Idrus kemudian mengarahkan Eni untuk meminta uang 2,5 juta dolar AS kepada Kotjo. Uang itu digunakan untuk keperluan Munaslub Golkar. Mereka berdua juga sempat bertemu untuk membahas uang untuk Munaslub Golkar. Saat itu, Idrus berkeinginan menjadi ketua umum Golkar menggantikan Novanto yang ditahan KPK.

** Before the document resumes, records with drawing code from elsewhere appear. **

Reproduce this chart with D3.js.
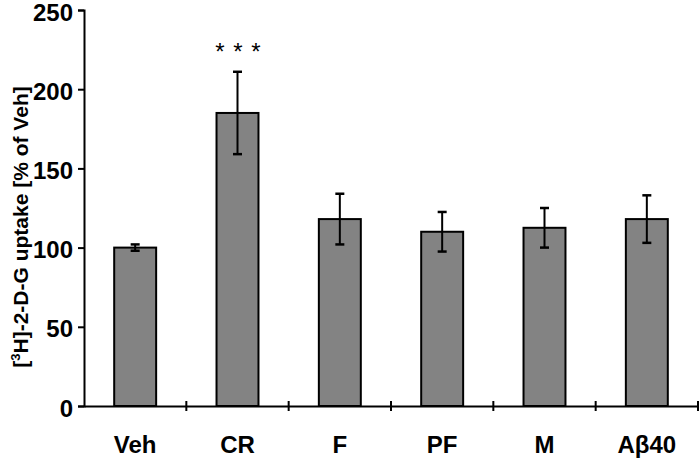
<!DOCTYPE html>
<html>
<head>
<meta charset="utf-8">
<script src="https://cdn.jsdelivr.net/npm/d3@7"></script>
<style>
  body { margin: 0; background: #fff; }
  text { font-family: "Liberation Sans", Arial, sans-serif; }
</style>
</head>
<body>
<div id="chart"></div>
<script>
// values (% of Veh, mean and error)
var groups = ["Veh", "CR", "F", "PF", "M", "Aβ40"];
var uptake = [100, 185, 118, 110, 112.5, 118];
var errors = [2, 26, 16, 12.5, 12.5, 15];
var yTicks = [0, 50, 100, 150, 200, 250];
var marks = ["", "* * *", "", "", "", ""];

var width = 700;
var height = 460;
var margin = { "top": 10, "bottom": 54, "right": 2, "left": 84 };

var svg = d3.select("#chart").append("svg").attr("width", width).attr("height", height);

var x = d3.scaleBand()
    .domain(groups)
    .range([margin.left, width - margin.right])
    .paddingInner(0.59)
    .paddingOuter(0.295);

var y = d3.scaleLinear()
    .domain([0, 250])
    .range([height - margin.bottom, margin.top]);

var gap = (x.step() - x.bandwidth()) / 2;

// bars
svg.append("g")
    .selectAll("rect")
    .data(groups)
    .enter()
    .append("rect")
    .attr("x", function(d) { return x(d); })
    .attr("y", function(d, i) { return y(uptake[i]); })
    .attr("width", x.bandwidth())
    .attr("height", function(d, i) { return y(0) - y(uptake[i]); })
    .attr("fill", "#838383")
    .attr("stroke", "#000")
    .attr("stroke-width", 2);

// error bars
var eb = svg.append("g").attr("stroke", "#000").attr("stroke-width", 2);
groups.forEach(function(d, i) {
    var cx = x(d) + x.bandwidth() / 2;
    var top = y(uptake[i] + errors[i]);
    var bot = y(uptake[i] - errors[i]);
    eb.append("line").attr("x1", cx).attr("x2", cx).attr("y1", top).attr("y2", bot);
    eb.append("line").attr("x1", cx - 4.5).attr("x2", cx + 4.5).attr("y1", top).attr("y2", top).attr("stroke-width", 2.5);
    eb.append("line").attr("x1", cx - 4.5).attr("x2", cx + 4.5).attr("y1", bot).attr("y2", bot).attr("stroke-width", 2.5);
});

// significance stars
svg.append("g")
    .selectAll("text")
    .data(groups)
    .enter()
    .append("text")
    .attr("x", function(d) { return x(d) + x.bandwidth() / 2 + 1; })
    .attr("y", function(d, i) { return y(uptake[i] + errors[i]) - 12; })
    .attr("text-anchor", "middle")
    .style("font-size", "24px")
    .style("letter-spacing", "1px")
    .text(function(d, i) { return marks[i]; });

// y axis
var axisy = d3.axisLeft(y).tickValues(yTicks).tickSize(6).tickPadding(5);
var gy = svg.append("g")
    .attr("transform", "translate(" + margin.left + ",0)")
    .call(axisy);
gy.select(".domain").attr("stroke-width", 2);
gy.selectAll(".tick line").attr("stroke-width", 2);
gy.selectAll(".tick text")
    .style("font-size", "24px")
    .style("font-weight", "bold")
    .attr("fill", "#000")
    .attr("dy", "0.42em");

// x axis: ticks sit on the group boundaries
var axisx = d3.axisBottom(x).tickSize(0).tickPadding(30);
var gx = svg.append("g")
    .attr("transform", "translate(0," + y(0) + ")")
    .call(axisx);
gx.select(".domain").attr("stroke-width", 2);
gx.selectAll(".tick text")
    .style("font-size", "24px")
    .style("font-weight", "bold")
    .attr("fill", "#000");
gx.selectAll(".bound")
    .data(groups)
    .enter()
    .append("line")
    .attr("class", "bound")
    .attr("x1", function(d) { return x(d) + x.bandwidth() + gap; })
    .attr("x2", function(d) { return x(d) + x.bandwidth() + gap; })
    .attr("y1", -5)
    .attr("y2", 5)
    .attr("stroke", "#000")
    .attr("stroke-width", 2);

// y title
var title = svg.append("text")
    .attr("transform", "translate(28,227) rotate(-90)")
    .attr("text-anchor", "middle")
    .style("font-size", "21px")
    .style("font-weight", "bold");
title.append("tspan").text("[");
title.append("tspan").text("3").style("font-size", "13px").attr("dy", -8);
title.append("tspan").text("H]-2-D-G uptake [% of Veh]").attr("dy", 8);
</script>
</body>
</html>
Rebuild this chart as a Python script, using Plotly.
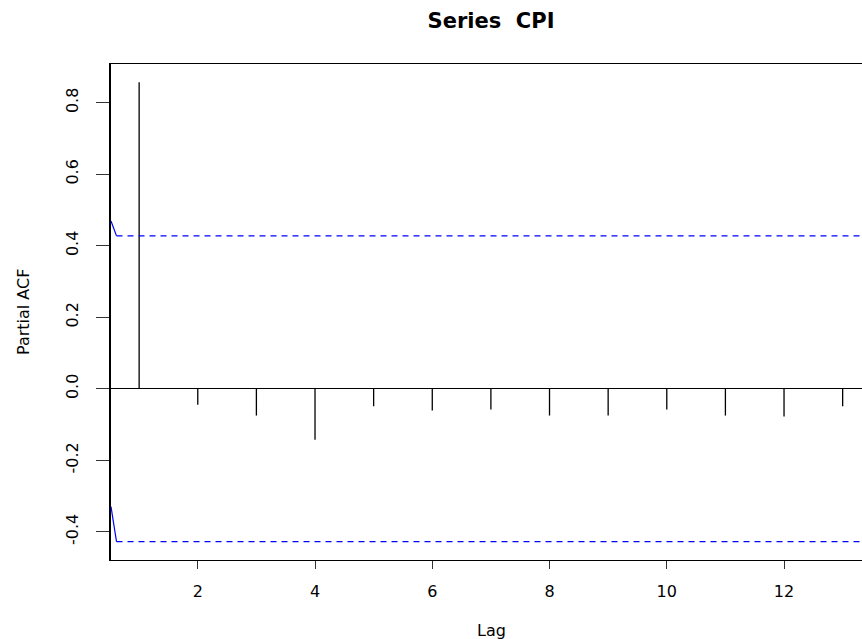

’’Menimbang bahwa total jumlah uang yang diterima Eni Maulani Saragih dari Johanes Budisutrisno Kotjo adalah sebesar Rp4,750 miliar dan Rp2,250 miliar diterima oleh Eni Maulani Saragih dengan sepengetahuan dan persetujuan terdakwa dan uang tersebut direncanakan untuk pelaksanaan Munaslub Partai Golkar yang akan mengusung terdakwa Idrus Marham untuk menjadi ketua umum Partai Golkar menggantikan Setya Novanto,’’ jelas hakim.